Связь между отдельными историческими образованиями и общей универсально-исторической идеей и целеполаганием здесь гораздо слабее по сравнению с Гегелем. Для нашей проблемы это особенно важно. Большая созерцаемость и жизненность идеи развития достигается ценою ее расщепления и отсутствия прочной связи между идеальной целью и исторически-конкретным ходом мирового движения. Поэтому вполне понятно, что более позднее философствование Шеллинга как <философия свободы> толкует пестрый мир реальности не просто как выражение абсолюта, но как отпадение от него и конструирует цель идеального синтеза культуры не
прямо из развивающейся силы как раньше, но лишь через посредство некоего действующего в развитии порыва назад к идеалу, покинутому, но обогатившемуся борьбой с отпадением и самообожествлением: все эти мысли не напрасно высказывали противники Гегеля, например, Шталь и Генрих Леоим они обязаны своим более выраженным историческим реализмом.
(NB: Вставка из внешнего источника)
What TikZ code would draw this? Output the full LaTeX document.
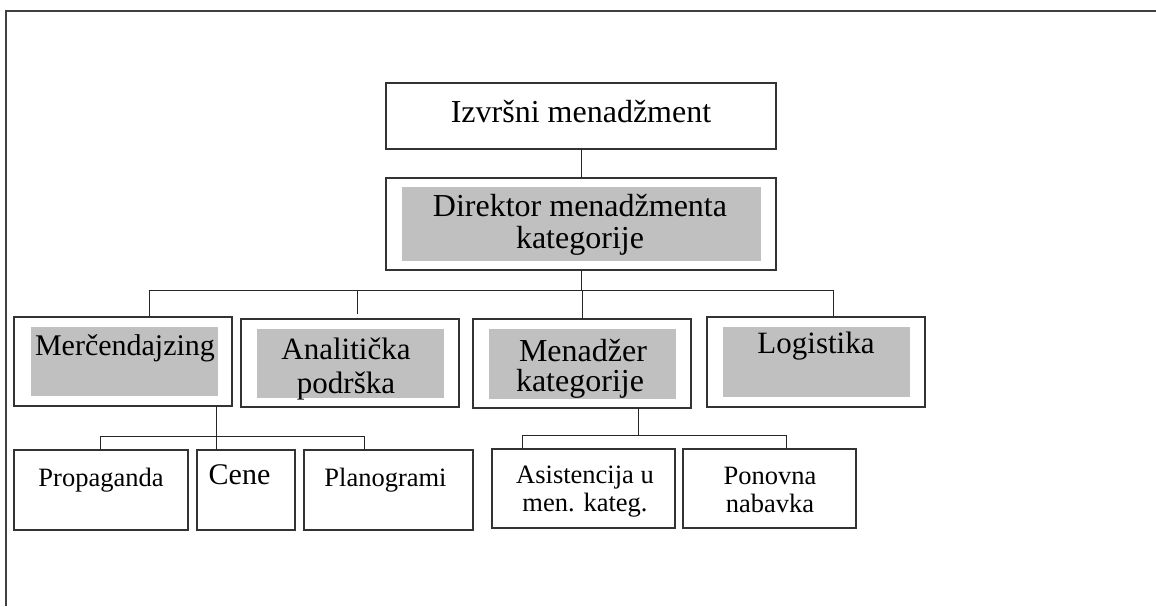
\documentclass[tikz,border=0pt]{standalone}
\usepackage{fontspec}
\setmainfont{Liberation Serif}
\definecolor{shadegray}{HTML}{C0C0C0}
\definecolor{edgegray}{HTML}{333333}
\begin{document}
\begin{tikzpicture}[x=1pt,y=-1pt,
  box/.style={draw=edgegray, line width=1.2pt, fill=white, inner sep=0pt, outer sep=0pt, anchor=north west},
  shade/.style={fill=shadegray, draw=none, inner sep=0pt, outer sep=0pt, anchor=north west},
  link/.style={draw=black!85, line width=1pt},
  frameline/.style={draw=black!75, line width=1.5pt},
  lbl/.style={anchor=base, inner sep=0pt},
  big/.style={font=\fontsize{32}{34}\selectfont},
  mid/.style={font=\fontsize{31}{33}\selectfont},
  small/.style={font=\fontsize{26.5}{28}\selectfont}]
\useasboundingbox (0,0) rectangle (1156,606);

% page frame (top and left edges)
\coordinate (fTR) at (1156,11);
\coordinate (fTL) at (6,11);
\coordinate (fBL) at (6,606);
\draw[frameline] (fTR) -- (fTL) -- (fBL);

% level 1
\node[box, minimum width=390pt, minimum height=66pt] (top) at (386,83) {};
\node[lbl, big] (topt) at (581,122.7) {Izvršni menadžment};

\node[box, minimum width=390pt, minimum height=92pt] (dir) at (386,178) {};
\node[shade, minimum width=359pt, minimum height=74pt] (dirg) at (402,187) {};
\node[lbl, big] (dirt1) at (580,216.7) {Direktor menadžmenta};
\node[lbl, big] (dirt2) at (580,248) {kategorije};

% level 2
\node[box, minimum width=218pt, minimum height=89pt] (mer) at (14,317) {};
\node[shade, minimum width=187pt, minimum height=69pt] (merg) at (31,327) {};
\node[lbl, font=\fontsize{30}{32}\selectfont] (mert) at (125,355) {Merčendajzing};

\node[box, minimum width=218pt, minimum height=88pt] (ana) at (241,319) {};
\node[shade, minimum width=187pt, minimum height=69pt] (anag) at (257,329) {};
\node[lbl, mid] (anat1) at (346,359) {Analitička};
\node[lbl, mid] (anat2) at (346,393) {podrška};

\node[box, minimum width=218pt, minimum height=89pt] (mgr) at (473,319) {};
\node[shade, minimum width=187pt, minimum height=70pt] (mgrg) at (489,329) {};
\node[lbl, big] (mgrt1) at (583,361.7) {Menadžer};
\node[lbl, big] (mgrt2) at (580,391.7) {kategorije};

\node[box, minimum width=218pt, minimum height=90pt] (log) at (707,317) {};
\node[shade, minimum width=187pt, minimum height=70pt] (logg) at (723,327) {};
\node[lbl, mid] (logt) at (816,353) {Logistika};

% level 3
\node[box, minimum width=174pt, minimum height=80pt] (prop) at (14,450) {};
\node[lbl, small] (propt) at (101,486) {Propaganda};

\node[box, minimum width=98pt, minimum height=80pt] (cene) at (197,450) {};
\node[lbl, font=\fontsize{30}{32}\selectfont] (cenet) at (239.5,484.3) {Cene};

\node[box, minimum width=169pt, minimum height=80pt] (plan) at (304,450) {};
\node[lbl, small] (plant) at (385.5,486.7) {Planogrami};

\node[box, minimum width=183pt, minimum height=79pt] (asis) at (492,449) {};
\node[lbl, small] (asist1) at (585,483) {Asistencija u};
\node[lbl, small] (asist2) at (585,511) {men. kateg.};

\node[box, minimum width=173pt, minimum height=79pt] (pon) at (683,449) {};
\node[lbl, small] (pont1) at (770,484) {Ponovna};
\node[lbl, small] (pont2) at (770,512) {nabavka};

% connectors, top part
\draw[link] (top.south) -- (dir.north);
\coordinate (busL) at (149,290);
\coordinate (busR) at (833,290);
\draw[link] (dir.south) -- (dir.south |- busL);
\draw[link] (busL) -- (busR);
\draw[link] (busL) -- (busL |- mer.north);
\coordinate (anaTap) at (357,314);
\draw[link] (anaTap |- busL) -- (anaTap);
\draw[link] (mgr.north) -- (mgr.north |- busL);
\draw[link] (busR) -- (busR |- log.north);

% connectors under Merčendajzing
\coordinate (mx) at (216,436);
\coordinate (mbL) at (100.7,436);
\coordinate (mbR) at (364.3,436);
\draw[link] (mer.south -| mx) -- (cene.north -| mx);
\draw[link] (mbL) -- (mbR);
\draw[link] (mbL) -- (mbL |- prop.north);
\draw[link] (mbR) -- (mbR |- plan.north);

% connectors under Menadžer kategorije
\coordinate (kx) at (638,435);
\coordinate (kbL) at (522.7,435);
\coordinate (kbR) at (786.7,435);
\draw[link] (mgr.south -| kx) -- (kx);
\draw[link] (kbL) -- (kbR);
\draw[link] (kbL) -- (kbL |- asis.north);
\draw[link] (kbR) -- (kbR |- pon.north);
\end{tikzpicture}
\end{document}
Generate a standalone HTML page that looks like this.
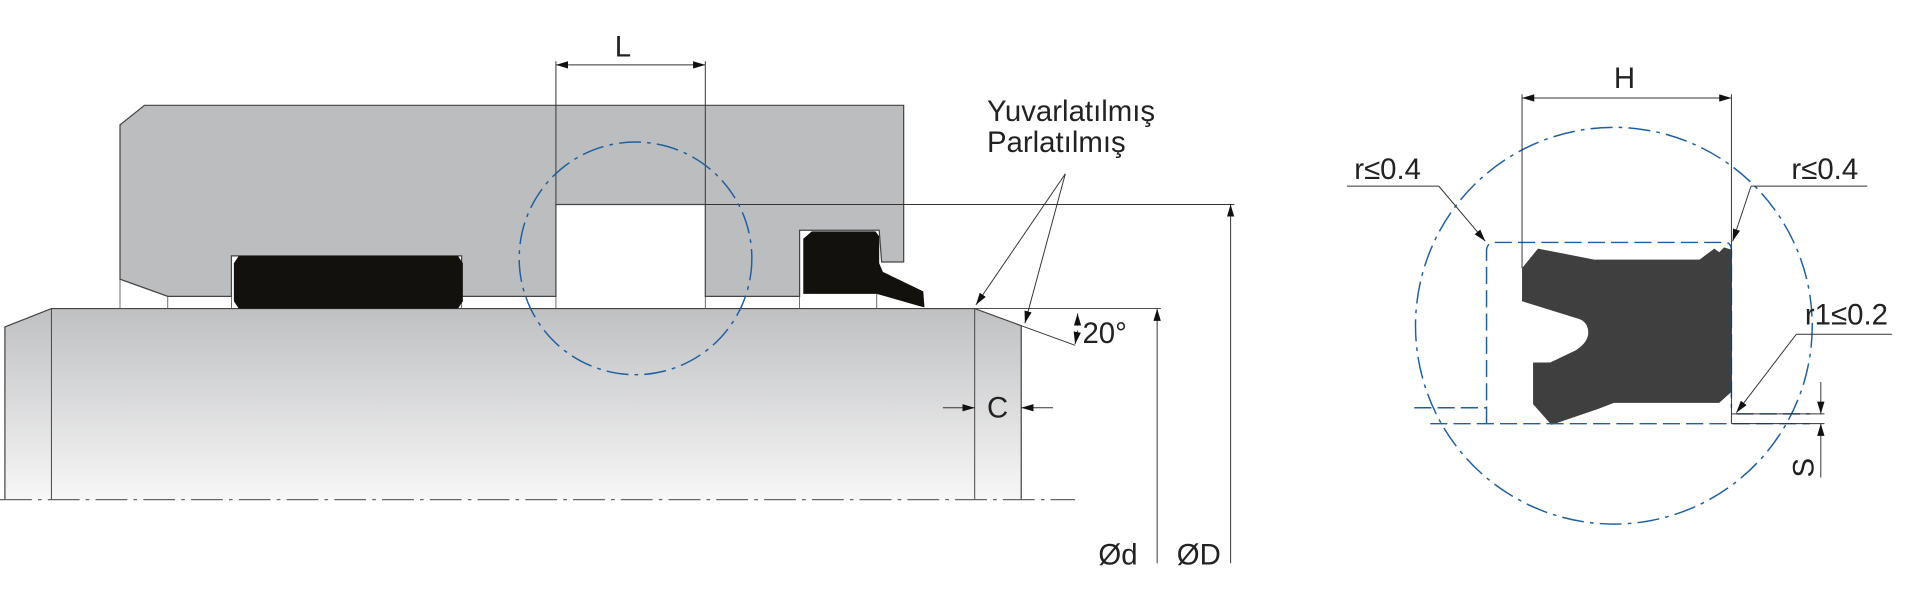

Понятно также и то, что в конце концов <философия мифологии и откровения> Шеллинга видит универсальную конечную цель уже не в юношески блаженном ожидании некоторой эстетической культуры и эстетического государства, но в суммировании всех ценностей вокруг центра - великой духовной церкви Откровения. Подобный же мотив привел других
- ведет и поныне - к католицизму или протестантской ортодоксии. Банкротство романтической культурной революции в эпоху Меттерниха и мещанской Германии и напор возрождающегося либерализма высвободили логические возможности такой переформировки выводов, лежавших уже в системе как
таковой, и поставили стареющего Шеллинга в один ряд с Фридрихом-Вильгельмом IV.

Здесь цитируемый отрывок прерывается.